Purement altruiste, elle est dévouée aux autres ("mener une action en faveur de la nature et des autres"), notamment aux enfants et aux malades ("créer des jardins à l'hôpital, aider à la construction d'un potager pour les enfants de Madagascar" ..."service à domicile de paniers de légumes bio pour les personnes âgées").
Elle "réconcilie l'homme avec la nature". On ne saurait mieux dire qu'elle est au service de l'homme, pour corriger ses erreurs, ceci bien sûr pour "le bien-être de tous". Toutefois, décerner un prix à une militante antinucléaire ne semble pas envisagé.
Cette femme "protège", "valorise", "conserve" mais n'a pas d'initiative sur le monde qui ne soit réparatrice. Il n'est pas question d'ingénieure cherchant des technologies (même bio) pour irriguer le désert ou dépolluer l'océan.
Ses actions sont "belles" (ni courageuses, ni audacieuses), ses projets sont "généreux", certes remarquables, mais "facilement imitables" ; ce sont des "gestes simples". La vraie femme ne saurait accomplir des actions trop compliquées. Le "sauvetage écologique d’une mare", ou le "nettoyage d’un ruisseau", ainsi qu'il est précisé sur le site Internet, nous sont présentés comme les modèles d'actions féminines. Merci de nous faire rire.

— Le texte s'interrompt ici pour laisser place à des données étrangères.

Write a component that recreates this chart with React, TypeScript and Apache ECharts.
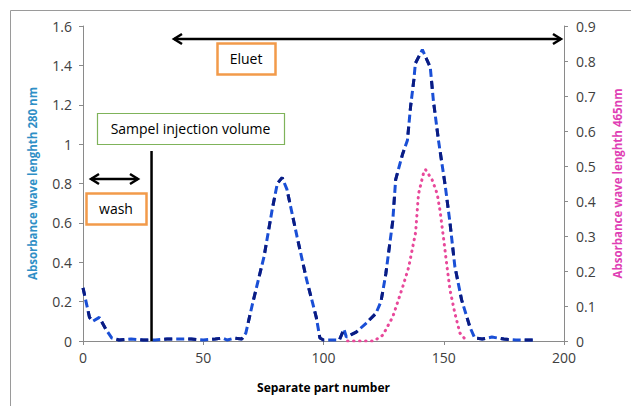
import React, { useEffect, useRef } from "react";
import * as echarts from "echarts";

// Absorbance at 280 nm (left axis): [separate part number, absorbance]
const a280X = [0, 2.7, 4, 6.8, 9.5, 12, 15, 20, 25, 30, 35, 40, 45, 50, 55, 58, 60, 63, 66, 67.7, 70.5, 75.3, 78.7, 80.8, 82.8, 84.8, 89, 93, 97, 98.5, 100, 104, 106.6, 108.5, 109.5, 113.6, 117.7, 121.8, 123.9, 125.9, 128.8, 130, 132.9, 134.9, 136.2, 137.6, 138.2, 141.1, 144.4, 145.7, 147.8, 150.6, 152.6, 154.6, 157.4, 160.9, 162.9, 166, 170, 175, 180, 188];
const a280Y = [0.27, 0.12, 0.1, 0.12, 0.06, 0.015, 0.005, 0.01, 0.005, 0.005, 0.01, 0.01, 0.01, 0.005, 0.01, 0.015, 0.005, 0.015, 0.01, 0.04, 0.19, 0.43, 0.67, 0.8, 0.83, 0.77, 0.53, 0.31, 0.12, 0.015, 0.005, 0.005, 0.005, 0.06, 0.02, 0.045, 0.09, 0.14, 0.2, 0.34, 0.61, 0.82, 0.95, 1.02, 1.19, 1.33, 1.41, 1.48, 1.39, 1.22, 1.02, 0.79, 0.6, 0.38, 0.21, 0.07, 0.015, 0.01, 0.02, 0.01, 0.005, 0.005];

// Absorbance at 465 nm (right axis)
const a465X = [110, 115, 121, 124.7, 128.8, 132.9, 135.4, 138.3, 139.5, 141.6, 142.4, 145.2, 147.3, 148.5, 149.8, 151.4, 152.6, 154.6, 156.7, 159.5];
const a465Y = [0, 0, 0, 0.017, 0.069, 0.154, 0.21, 0.31, 0.42, 0.48, 0.49, 0.46, 0.42, 0.37, 0.3, 0.21, 0.146, 0.08, 0.023, 0];

const xTicks = [0, 50, 100, 150, 200];
const leftTicks = [0, 0.2, 0.4, 0.6, 0.8, 1, 1.2, 1.4, 1.6];
const rightTicks = [0, 0.1, 0.2, 0.3, 0.4, 0.5, 0.6, 0.7, 0.8, 0.9];

const injectionPart = 28.5;
const injectionTop = 0.965;

const FONT = "Open Sans";

export default function App() {
  const ref = useRef<HTMLDivElement>(null);
  useEffect(() => {
    document.body.style.margin = "0";
    const chart = echarts.init(ref.current!, null, { renderer: "svg" });
    const d280 = a280X.map((x, i) => [x, a280Y[i]]);
    const d465 = a465X.map((x, i) => [x, a465Y[i]]);
    const axisLine = { show: true, lineStyle: { color: "#8a8a8a", width: 1 } };
    const axisTick = { show: true, length: 4, lineStyle: { color: "#8a8a8a" } };
    const axisLabel = { color: "#404040", fontFamily: FONT, fontSize: 14 };

    const arrowHead = (x: number, y: number, dir: number) => ({
      type: "polyline",
      shape: { points: [[x + dir * 8, y - 5], [x, y], [x + dir * 8, y + 5]] },
      style: { stroke: "#000", lineWidth: 2.5, fill: null },
      z: 100,
    });

    const box = (x: number, y: number, w: number, h: number, color: string, text: string) => [
      { type: "rect", shape: { x: x + 0.5, y: y + 0.5, width: w, height: h }, style: { fill: "#fff", stroke: color, lineWidth: color === "#f29a4a" ? 2.5 : 1.2 }, z: 100 },
      { type: "text", x: x + w / 2, y: y + h / 2, style: { text, fill: "#000", fontFamily: FONT, fontSize: 14, align: "center", verticalAlign: "middle" }, z: 101 },
    ];

    chart.setOption({
      animation: false,
      backgroundColor: "#fff",
      grid: { left: 83, right: 61, top: 26, bottom: 65, containLabel: false },
      xAxis: {
        type: "value", min: xTicks[0], max: xTicks[xTicks.length - 1], interval: 50,
        name: "Separate part number", nameLocation: "middle", nameGap: 40,
        nameTextStyle: { color: "#000", fontWeight: "bold", fontFamily: FONT, fontSize: 12 },
        axisLine, axisTick, axisLabel: { ...axisLabel, margin: 9 }, splitLine: { show: false },
      },
      yAxis: [
        {
          type: "value", min: 0, max: leftTicks[leftTicks.length - 1], interval: 0.2,
          name: "Absorbance wave lenghth 280 nm", nameLocation: "middle", nameGap: 45,
          nameTextStyle: { color: "#2f8fc6", fontWeight: "bold", fontFamily: FONT, fontSize: 11.5 },
          axisLine, axisTick, axisLabel: { ...axisLabel, margin: 11 }, splitLine: { show: false },
        },
        {
          type: "value", min: 0, max: rightTicks[rightTicks.length - 1], interval: 0.1, position: "right",
          name: "Absorbance wave lenghth 465nm", nameLocation: "middle", nameGap: 47,
          nameTextStyle: { color: "#e03fb4", fontWeight: "bold", fontFamily: FONT, fontSize: 11.5 },
          axisLine, axisTick, axisLabel: { ...axisLabel, margin: 12, formatter: (v: number) => String(+v.toFixed(1)) }, splitLine: { show: false },
        },
      ],
      series: [
        {
          name: "280 nm", type: "line", yAxisIndex: 0, data: d280, symbol: "none",
          lineStyle: { color: "#1a4fd6", width: 3, type: [8, 4] }, z: 3,
        },
        {
          name: "280 nm dark", type: "line", yAxisIndex: 0, data: d280, symbol: "none",
          lineStyle: { color: "#0b1c82", width: 3, type: [8, 16] }, z: 4, silent: true,
        },
        {
          name: "465 nm", type: "line", yAxisIndex: 1, data: d465, symbol: "none",
          lineStyle: { color: "#e8489a", width: 3, type: [0.5, 5.5], cap: "round" }, z: 2,
        },
        {
          name: "injection", type: "line", yAxisIndex: 0, data: [[injectionPart, 0], [injectionPart, injectionTop]], symbol: "none",
          lineStyle: { color: "#000", width: 2.5 }, z: 6,
        },
      ],
      graphic: [
        { type: "rect", shape: { x: 10.5, y: 10.5, width: 660, height: 440 }, style: { fill: null, stroke: "#9a9a9a", lineWidth: 1 }, silent: true },
        // Eluet arrow
        { type: "line", shape: { x1: 174, y1: 39, x2: 561, y2: 39 }, style: { stroke: "#000", lineWidth: 2.5 }, z: 100 },
        arrowHead(174, 39, 1),
        arrowHead(561, 39, -1),
        // wash arrow
        { type: "line", shape: { x1: 91, y1: 179, x2: 138, y2: 179 }, style: { stroke: "#000", lineWidth: 2.5 }, z: 100 },
        arrowHead(91, 179, 1),
        arrowHead(138, 179, -1),
        ...box(217, 43, 58, 31, "#f29a4a", "Eluet"),
        ...box(97, 113, 187, 31, "#7fb35a", "Sampel injection volume"),
        ...box(86, 193, 60, 31, "#f29a4a", "wash"),
      ],
    });
    return () => chart.dispose();
  }, []);
  return <div ref={ref} style={{ position: "fixed", left: 0, top: 0, width: 631, height: 406 }} />;
}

Il s'agit d'une manoeuvre purement publicitaire, manifestant une idéologie clairement sexiste, qui s'adresse avec mépris à la fois aux écologistes et aux femmes. A qui fera-t-on croire que les initiatives valorisées ont une réelle influence sur la protection de la nature ?
A qui fera-t-on croire qu'il s'agit de mesures destinées à valoriser l'autonomie des femmes ?
Question subsidiaire à Monsieur Yves Rocher : quelle est la proportion de femmes parmi les chercheur-e-s, ingénieur-e-s, cadres et dirigeant-e-s de son entreprise ? Même question concernant les secrétaires, employé-e-s de maintenance, technicien-ne-s de surface, laborantin-e-s ?

Je n'ignore pas la force des stéréotypes et des préjugés dans l'inconscient collectif, mais je pense qu'il est toujours possible, en matière de sexisme comme de racisme, d'en prendre conscience. Je ne saurais trop espérer une telle prise de conscience de la part de votre entreprise.
Veuillez agréer, Madame, monsier, l'expression de mes sincères salutations.